Frank Damiano

John Natsoulas Gallery

[FOR IMMEDIATE RELEASE]

Location: 521 First Street - Davis, CA 95616
Contact: - 530.756.3938
Website: www.natsoulas.com
Gallery Hours: Wed-Th: 11am-5pm, Fri: 11am-10pm, Sat-Sun: 12pm-5pm

D.A. Bishop, Phil Gross, Smokin'! Cigar Box Exhibition

Exhibition Dates: March 28 - April 21, 2007
Opening Reception: Saturday, April 7, 7 - 9pm

D. A. Bishop's landscapes are eloquent narrative portraits where the urban and rural, the pastoral and metropolitan touch, commingle and extend the best and worst of their reciprocal natures. They are usually places neglected, overlooked, passed by: the odd building or encounter in a familiar location; the unpretentious structure or event found in a peculiar setting; the unassuming landscape weighted with dramatic light.

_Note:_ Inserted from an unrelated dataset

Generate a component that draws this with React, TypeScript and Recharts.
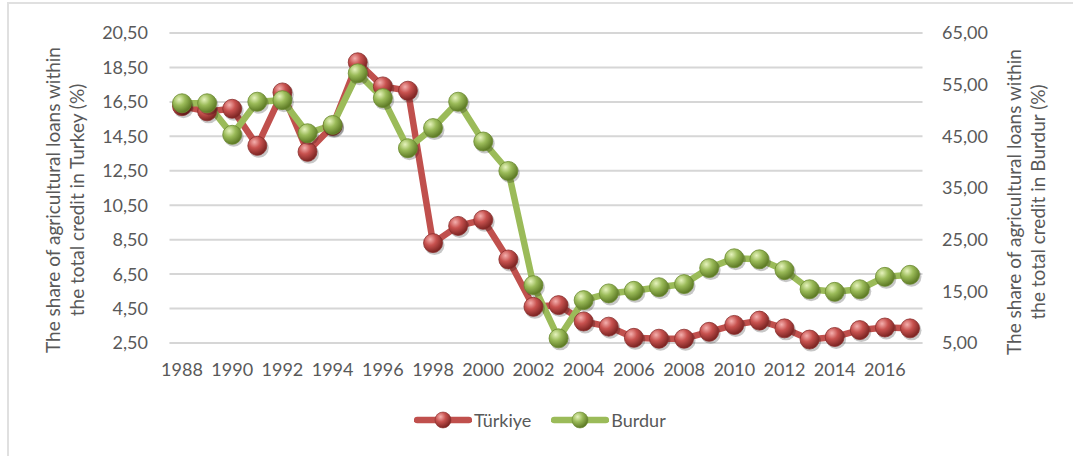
import React from 'react';
import { ComposedChart, Line, XAxis, YAxis, CartesianGrid, Legend } from 'recharts';

const years = ['1988','1989','1990','1991','1992','1993','1994','1995','1996','1997','1998','1999','2000','2001','2002','2003','2004','2005','2006','2007','2008','2009','2010','2011','2012','2013','2014','2015','2016','2017'];
const turkiye = [16.25, 15.95, 16.1, 13.95, 17.05, 13.6, 15.1, 18.8, 17.4, 17.15, 8.3, 9.3, 9.65, 7.35, 4.6, 4.7, 3.75, 3.45, 2.8, 2.75, 2.75, 3.15, 3.55, 3.8, 3.35, 2.7, 2.85, 3.25, 3.4, 3.35];
const burdur = [51.4, 51.4, 45.3, 51.7, 52.0, 45.6, 47.2, 57.2, 52.4, 42.7, 46.6, 51.7, 44.0, 38.3, 16.2, 5.9, 13.3, 14.6, 15.1, 15.8, 16.4, 19.5, 21.4, 21.2, 19.1, 15.4, 14.9, 15.4, 17.8, 18.2];
const leftTicks = [2.5, 4.5, 6.5, 8.5, 10.5, 12.5, 14.5, 16.5, 18.5, 20.5];
const rightTicks = [5, 15, 25, 35, 45, 55, 65];
const rightMinorTicks = [5,7,9,11,13,15,17,19,21,23,25,27,29,31,33,35,37,39,41,43,45,47,49,51,53,55,57,59,61,63,65];
const seriesNames = ['Türkiye', 'Burdur'];
const leftTitle = ['The share of agricultural loans within', 'the total credit in Turkey (%)'];
const rightTitle = ['The share of agricultural loans within', 'the total credit in Burdur (%)'];

const data = years.map((y, i) => ({ year: y, turkiye: turkiye[i], burdur: burdur[i] }));

const FONT = 'Lato, "Open Sans", sans-serif';
const TEXT = '#595959';
const RED = '#c0504d';
const GREEN = '#9bbb59';

const fmt = (v: number) => v.toFixed(2).replace('.', ',');

const Sphere = (props: any) => {
  const { cx, cy, grad, edge } = props;
  if (cx == null || cy == null) return null;
  return (
    <g>
      <circle cx={cx + 1.5} cy={cy + 2} r={10} fill="rgba(0,0,0,0.22)" />
      <circle cx={cx} cy={cy} r={9.5} fill={`url(#${grad})`} stroke={edge} strokeWidth={0.8} />
    </g>
  );
};

const AxisTitle = (props: any) => {
  const { lines, x1, x2, cy } = props;
  return (
    <g>
      <text x={x1} y={cy} transform={`rotate(-90, ${x1}, ${cy})`} textAnchor="middle" fill={TEXT} fontSize={19} fontFamily={FONT}>{lines[0]}</text>
      <text x={x2} y={cy} transform={`rotate(-90, ${x2}, ${cy})`} textAnchor="middle" fill={TEXT} fontSize={19} fontFamily={FONT}>{lines[1]}</text>
    </g>
  );
};

const LegendContent = () => (
  <div style={{ display: 'flex', alignItems: 'center', fontFamily: FONT, fontSize: 18, color: TEXT }}>
    <svg width={58} height={24}>
      <defs>
        <radialGradient id="lgRed" cx="35%" cy="30%" r="70%">
          <stop offset="0%" stopColor="#f4b0ae" />
          <stop offset="45%" stopColor="#c8524f" />
          <stop offset="100%" stopColor="#7d2523" />
        </radialGradient>
      </defs>
      <line x1={3} y1={12} x2={55} y2={12} stroke={RED} strokeWidth={6.5} strokeLinecap="round" />
      <circle cx={29} cy={12} r={8} fill="url(#lgRed)" stroke="#8a2f2d" strokeWidth={0.6} />
    </svg>
    <span style={{ marginLeft: 2 }}>{seriesNames[0]}</span>
    <svg width={58} height={24} style={{ marginLeft: 20 }}>
      <defs>
        <radialGradient id="lgGreen" cx="35%" cy="30%" r="70%">
          <stop offset="0%" stopColor="#e6f3bd" />
          <stop offset="45%" stopColor="#9bbb59" />
          <stop offset="100%" stopColor="#5d7a25" />
        </radialGradient>
      </defs>
      <line x1={3} y1={12} x2={55} y2={12} stroke={GREEN} strokeWidth={6.5} strokeLinecap="round" />
      <circle cx={29} cy={12} r={8} fill="url(#lgGreen)" stroke="#6b8a30" strokeWidth={0.6} />
    </svg>
    <span style={{ marginLeft: 2 }}>{seriesNames[1]}</span>
  </div>
);

export default function App() {
  return (
    <div style={{ position: 'absolute', left: 0, top: 0, width: 1073, height: 456, background: '#fff' }}>
      <div style={{ position: 'absolute', left: 7, top: 2, width: 1066, height: 454, borderLeft: '2px solid #e0e0e0', borderTop: '2px solid #e0e0e0', boxSizing: 'border-box' }} />
      <ComposedChart
        width={1073}
        height={456}
        data={data}
        margin={{ top: 33, right: 0.5, bottom: 83, left: 9.5 }}
        style={{ position: 'absolute', left: 0, top: 0 }}
      >
        <defs>
          <radialGradient id="gRed" cx="35%" cy="30%" r="70%">
            <stop offset="0%" stopColor="#f4b0ae" />
            <stop offset="45%" stopColor="#c8524f" />
            <stop offset="100%" stopColor="#7d2523" />
          </radialGradient>
          <radialGradient id="gGreen" cx="35%" cy="30%" r="70%">
            <stop offset="0%" stopColor="#e6f3bd" />
            <stop offset="45%" stopColor="#9bbb59" />
            <stop offset="100%" stopColor="#5d7a25" />
          </radialGradient>
        </defs>
        <CartesianGrid yAxisId="rminor" vertical={false} stroke="#ececec" strokeWidth={1.5} />
        <CartesianGrid yAxisId="left" vertical={false} stroke="#d6d6d6" strokeWidth={2} />
        <XAxis
          dataKey="year"
          interval={1}
          padding={{ left: 12.5, right: 12.5 }}
          tickLine={false}
          axisLine={false}
          tickSize={0}
          tickMargin={20}
          height={30}
          tick={{ fill: TEXT, fontSize: 18, fontFamily: FONT }}
        />
        <YAxis
          yAxisId="left"
          orientation="left"
          domain={[2.5, 20.5]}
          ticks={leftTicks}
          tickFormatter={fmt}
          width={160}
          tickLine={false}
          axisLine={false}
          tickSize={0}
          tickMargin={21.5}
          tick={{ fill: TEXT, fontSize: 18, fontFamily: FONT }}
          label={<AxisTitle lines={leftTitle} x1={60} x2={84} cy={200} />}
        />
        <YAxis
          yAxisId="right"
          orientation="right"
          domain={[5, 65]}
          ticks={rightTicks}
          tickFormatter={fmt}
          width={150}
          tickLine={false}
          axisLine={false}
          tickSize={0}
          tickMargin={19.5}
          tick={{ fill: TEXT, fontSize: 18, fontFamily: FONT, textAnchor: 'start' }}
          label={<AxisTitle lines={rightTitle} x1={1021} x2={1045} cy={202} />}
        />
        <YAxis yAxisId="rminor" orientation="right" domain={[5, 65]} ticks={rightMinorTicks} hide />
        <Line
          yAxisId="left"
          dataKey="turkiye"
          name={seriesNames[0]}
          stroke={RED}
          strokeWidth={6.5}
          strokeLinejoin="round"
          isAnimationActive={false}
          dot={(p: any) => <Sphere key={`t${p.index}`} {...p} grad="gRed" edge="#8a2f2d" />}
          activeDot={false}
        />
        <Line
          yAxisId="right"
          dataKey="burdur"
          name={seriesNames[1]}
          stroke={GREEN}
          strokeWidth={6.5}
          strokeLinejoin="round"
          isAnimationActive={false}
          dot={(p: any) => <Sphere key={`b${p.index}`} {...p} grad="gGreen" edge="#6b8a30" />}
          activeDot={false}
        />
        <Legend
          verticalAlign="middle"
          align="center"
          content={<LegendContent />}
          wrapperStyle={{ top: 408, left: 414, width: 300, height: 24 }}
        />
      </ComposedChart>
    </div>
  );
}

Bishop says there is often security in the unrevealed. Figures, as people for example, do not exist in his paintings. "People," he says, "would date the image. I want a timeless, placeless quality." Yet figures do populate Bishop's landscapes, as personalities formed by buildings, roads, cars, car parts and shapes accentuated by shadows. Of all elements in Bishop's work, the shadows tell us the most. They are obvious, manifesting new shapes, engendering atmosphere. They are ambiguous, serving as reality's temporary masks. They are paradoxical, investing dignity and mystery into the mundane light of day.

Phil Gross As a self-taught painter, Phil Gross credits French Impressionists, American painters George Inness, John Singer Sargent, Edward Hopper, and Sacramento Valley artists Wayne Thiebaud and Gregory Kondos as inspiration. Gross depicts landscapes that are reminiscent and nostalgic, vistas that epitomize the feel of an unchanging valley. The feeling of familiarity and of nativity are more than just elements in Gross' paintings. The scenes that he illustrates are everyday landscapes, however, they give the viewer a sense of possibility, with the roads and waterways rambling off into the distance or winding around a bend, which leaves the viewer wondering and wanting more.

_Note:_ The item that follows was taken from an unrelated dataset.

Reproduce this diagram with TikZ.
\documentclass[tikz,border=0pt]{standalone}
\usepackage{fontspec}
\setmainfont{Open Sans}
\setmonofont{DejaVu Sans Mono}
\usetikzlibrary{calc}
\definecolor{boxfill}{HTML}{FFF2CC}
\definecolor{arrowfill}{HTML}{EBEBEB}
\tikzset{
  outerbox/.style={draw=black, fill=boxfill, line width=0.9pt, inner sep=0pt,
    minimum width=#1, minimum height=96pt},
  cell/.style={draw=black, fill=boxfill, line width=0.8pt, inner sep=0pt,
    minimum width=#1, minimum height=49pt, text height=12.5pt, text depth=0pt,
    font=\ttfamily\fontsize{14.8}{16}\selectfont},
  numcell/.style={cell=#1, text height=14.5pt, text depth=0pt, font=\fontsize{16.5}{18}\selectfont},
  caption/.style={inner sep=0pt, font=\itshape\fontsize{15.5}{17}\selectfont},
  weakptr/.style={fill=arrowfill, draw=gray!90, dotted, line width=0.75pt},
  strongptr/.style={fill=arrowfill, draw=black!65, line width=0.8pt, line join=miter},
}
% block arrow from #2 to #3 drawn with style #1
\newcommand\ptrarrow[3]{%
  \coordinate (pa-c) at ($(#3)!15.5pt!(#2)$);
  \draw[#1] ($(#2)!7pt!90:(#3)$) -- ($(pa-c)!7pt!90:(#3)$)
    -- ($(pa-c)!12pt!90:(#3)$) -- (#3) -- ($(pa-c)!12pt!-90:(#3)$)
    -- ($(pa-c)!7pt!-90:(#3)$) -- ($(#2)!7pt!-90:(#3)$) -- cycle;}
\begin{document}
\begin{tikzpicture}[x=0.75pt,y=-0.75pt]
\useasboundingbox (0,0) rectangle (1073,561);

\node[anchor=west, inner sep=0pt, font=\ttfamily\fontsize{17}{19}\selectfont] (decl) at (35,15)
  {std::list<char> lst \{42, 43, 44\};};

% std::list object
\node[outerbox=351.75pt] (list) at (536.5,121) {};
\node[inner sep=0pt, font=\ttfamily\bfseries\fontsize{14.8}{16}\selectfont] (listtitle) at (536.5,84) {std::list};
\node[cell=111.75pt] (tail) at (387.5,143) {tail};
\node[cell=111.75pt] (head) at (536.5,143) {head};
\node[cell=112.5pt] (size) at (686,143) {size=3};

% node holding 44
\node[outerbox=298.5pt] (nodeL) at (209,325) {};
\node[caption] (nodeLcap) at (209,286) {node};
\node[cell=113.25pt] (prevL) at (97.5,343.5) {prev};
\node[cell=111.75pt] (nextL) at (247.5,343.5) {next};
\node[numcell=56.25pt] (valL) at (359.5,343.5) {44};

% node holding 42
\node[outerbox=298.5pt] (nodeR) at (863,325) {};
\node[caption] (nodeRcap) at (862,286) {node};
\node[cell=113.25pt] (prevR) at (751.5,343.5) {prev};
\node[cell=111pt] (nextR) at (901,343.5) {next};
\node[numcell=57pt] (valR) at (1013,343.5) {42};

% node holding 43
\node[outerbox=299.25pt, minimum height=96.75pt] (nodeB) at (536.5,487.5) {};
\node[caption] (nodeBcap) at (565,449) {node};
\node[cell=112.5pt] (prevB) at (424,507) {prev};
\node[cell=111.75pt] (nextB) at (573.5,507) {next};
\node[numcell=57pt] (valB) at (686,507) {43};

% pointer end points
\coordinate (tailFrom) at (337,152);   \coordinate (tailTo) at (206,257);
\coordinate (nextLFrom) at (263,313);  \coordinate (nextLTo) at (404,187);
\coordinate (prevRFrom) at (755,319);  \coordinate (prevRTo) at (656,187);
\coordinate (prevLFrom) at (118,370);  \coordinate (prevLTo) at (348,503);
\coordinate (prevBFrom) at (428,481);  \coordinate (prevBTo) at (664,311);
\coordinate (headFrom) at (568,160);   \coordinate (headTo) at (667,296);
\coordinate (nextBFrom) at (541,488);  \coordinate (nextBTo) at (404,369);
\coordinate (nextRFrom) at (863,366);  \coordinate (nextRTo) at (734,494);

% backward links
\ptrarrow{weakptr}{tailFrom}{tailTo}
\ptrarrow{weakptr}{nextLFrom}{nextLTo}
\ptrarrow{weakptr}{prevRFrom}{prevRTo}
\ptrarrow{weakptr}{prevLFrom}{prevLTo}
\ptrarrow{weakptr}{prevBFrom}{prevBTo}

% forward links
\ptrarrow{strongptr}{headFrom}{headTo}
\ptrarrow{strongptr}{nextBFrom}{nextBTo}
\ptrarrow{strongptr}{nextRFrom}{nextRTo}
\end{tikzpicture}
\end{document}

Phil Gross received his B.S. in geology from UC Davis. Working as an exploration geologist in the late ‘70s and early '80s, allowed Gross to come into close contact with his native surroundings. For the last 15 years has been involved in video and film production.

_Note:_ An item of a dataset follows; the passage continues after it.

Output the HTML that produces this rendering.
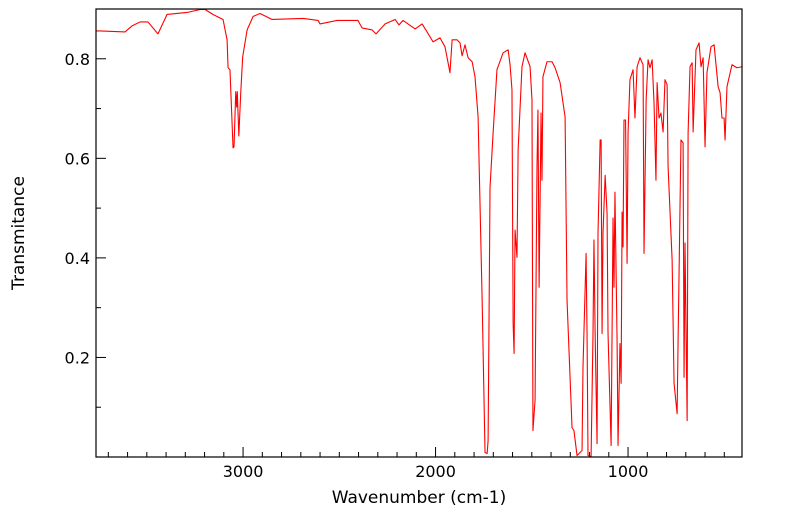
<!DOCTYPE html>
<html><head><meta charset="utf-8"><style>
html,body{margin:0;padding:0;background:#fff;}
svg{display:block;font-family:"DejaVu Sans","Liberation Sans",sans-serif;}
</style></head><body>
<svg id="chart" width="799" height="516">
<g id="axes"></g>
<path id="series" fill="none" stroke="#ff0000" stroke-width="1.1" stroke-linejoin="round"></path>
<rect x="96" y="9" width="646" height="448" fill="none" stroke="#000" stroke-width="1.2"></rect>
<text x="419" y="503" font-size="17" text-anchor="middle">Wavenumber (cm-1)</text>
<text x="24" y="233" font-size="17" text-anchor="middle" transform="rotate(-90 24 233)">Transmitance</text>
</svg>
<script>
const wavenumbers=[3764,3743,3613,3577,3535,3494,3442,3395,3291,3223,3197,3156,3104,3083,3078,3068,3052,3047,3038,3033,3030,3022,3012,3002,2979,2948,2912,2849,2688,2610,2600,2512,2403,2382,2356,2330,2309,2262,2210,2190,2169,2106,2070,2044,2013,1977,1951,1925,1914,1888,1873,1862,1847,1831,1810,1795,1779,1758,1743,1732,1727,1717,1701,1681,1649,1623,1613,1603,1597,1592,1587,1577,1571,1551,1535,1509,1499,1494,1483,1473,1468,1462,1452,1447,1442,1421,1395,1379,1353,1327,1317,1291,1281,1265,1239,1234,1218,1213,1208,1192,1182,1177,1171,1161,1156,1145,1140,1135,1130,1119,1109,1104,1088,1078,1073,1068,1057,1052,1042,1036,1031,1026,1021,1013,1005,1000,990,974,964,953,938,922,917,906,896,886,875,865,855,849,839,829,818,808,797,792,771,761,745,740,725,714,709,704,693,688,678,667,662,647,631,621,610,600,590,569,553,532,522,512,501,496,486,460,434,408];
const transmittance=[0.856,0.856,0.854,0.866,0.874,0.874,0.850,0.889,0.893,0.899,0.899,0.889,0.879,0.838,0.782,0.778,0.621,0.623,0.734,0.703,0.734,0.645,0.732,0.804,0.858,0.885,0.891,0.879,0.881,0.877,0.870,0.877,0.877,0.862,0.860,0.858,0.850,0.870,0.879,0.868,0.877,0.860,0.870,0.854,0.834,0.842,0.824,0.772,0.838,0.838,0.832,0.806,0.828,0.802,0.794,0.764,0.683,0.315,0.009,0.007,0.033,0.542,0.651,0.778,0.812,0.818,0.788,0.738,0.268,0.208,0.456,0.401,0.617,0.784,0.812,0.784,0.717,0.053,0.114,0.583,0.697,0.341,0.691,0.556,0.764,0.794,0.794,0.782,0.752,0.683,0.315,0.059,0.053,0.003,0.013,0.180,0.409,0.248,0.003,0.001,0.248,0.436,0.248,0.027,0.450,0.637,0.637,0.248,0.450,0.566,0.490,0.248,0.023,0.480,0.341,0.532,0.234,0.023,0.228,0.148,0.492,0.422,0.677,0.677,0.389,0.651,0.758,0.778,0.681,0.784,0.802,0.788,0.409,0.717,0.798,0.782,0.798,0.711,0.556,0.752,0.681,0.691,0.653,0.758,0.748,0.583,0.395,0.148,0.087,0.234,0.637,0.631,0.160,0.430,0.073,0.651,0.784,0.792,0.653,0.818,0.832,0.784,0.802,0.623,0.772,0.824,0.828,0.744,0.732,0.681,0.681,0.637,0.744,0.788,0.782,0.784];
const xTickValues=[3000,2000,1000];
const xTickLabels=["3000","2000","1000"];
const yTickValues=[0.2,0.4,0.6,0.8];
const yTickLabels=["0.2","0.4","0.6","0.8"];

const X0=96,X1=742,Y0=9,Y1=457,WMAX=3764,WMIN=408,TMIN=0,TMAX=0.9;
function xs(w){return X0+(WMAX-w)/(WMAX-WMIN)*(X1-X0);}
function ys(t){return Y1-(t-TMIN)/(TMAX-TMIN)*(Y1-Y0);}
const NS="http://www.w3.org/2000/svg";
const axes=document.getElementById('axes');
function line(x1,y1,x2,y2,name){const l=document.createElementNS(NS,'line');l.setAttribute('x1',x1);l.setAttribute('y1',y1);l.setAttribute('x2',x2);l.setAttribute('y2',y2);l.setAttribute('stroke','#000');l.setAttribute('stroke-width','1');


axes.appendChild(l);}
function text(x,y,s,anchor,name){const t=document.createElementNS(NS,'text');t.setAttribute('x',x);t.setAttribute('y',y);t.setAttribute('font-size','16');t.setAttribute('text-anchor',anchor);t.textContent=s;


axes.appendChild(t);}
for(let w=500;w<=3700;w+=100){const x=xs(w);const major=w%1000===0;line(x,Y1,x,Y1-(major?10:5),'x-tick');}
for(let t=0.1;t<0.9;t+=0.1){const y=ys(t);const major=Math.round(t*10)%2===0;line(X0,y,X0+(major?10:5),y,'y-tick');}
xTickValues.forEach((v,i)=>text(xs(v),477,xTickLabels[i],'middle','x-tick-label'));
yTickValues.forEach((v,i)=>text(X0-6,ys(v)+6,yTickLabels[i],'end','y-tick-label'));
let d='';
wavenumbers.forEach((w,i)=>{d+=(i?'L':'M')+xs(w).toFixed(2)+' '+ys(transmittance[i]).toFixed(2);});
document.getElementById('series').setAttribute('d',d);
</script>
</body></html>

Smokin'! Cigar Box Exhibition The cigar box has long been a source of inspiration and materials for inventive artists, from the creators of tramp art at the turn of the 20th century to today. The history of cigar box art goes back to 1830, when the banking firm H. Upmann began shipping cigars in cedar boxes. The invention of lithography led to the mass production of images and the development of a tradition of commercial art, which was pasted to the lids as advertisement. The Smokin'! Cigar Box exhibition features the work of Leslie Toms, Pat Mahony, Melissa Chandon, William Maul, Marie Pascal, Boyd Gavin, Deborah Hamon, Richard Shaw, Alejandro Rubio, Chella, Matt Bult, and more.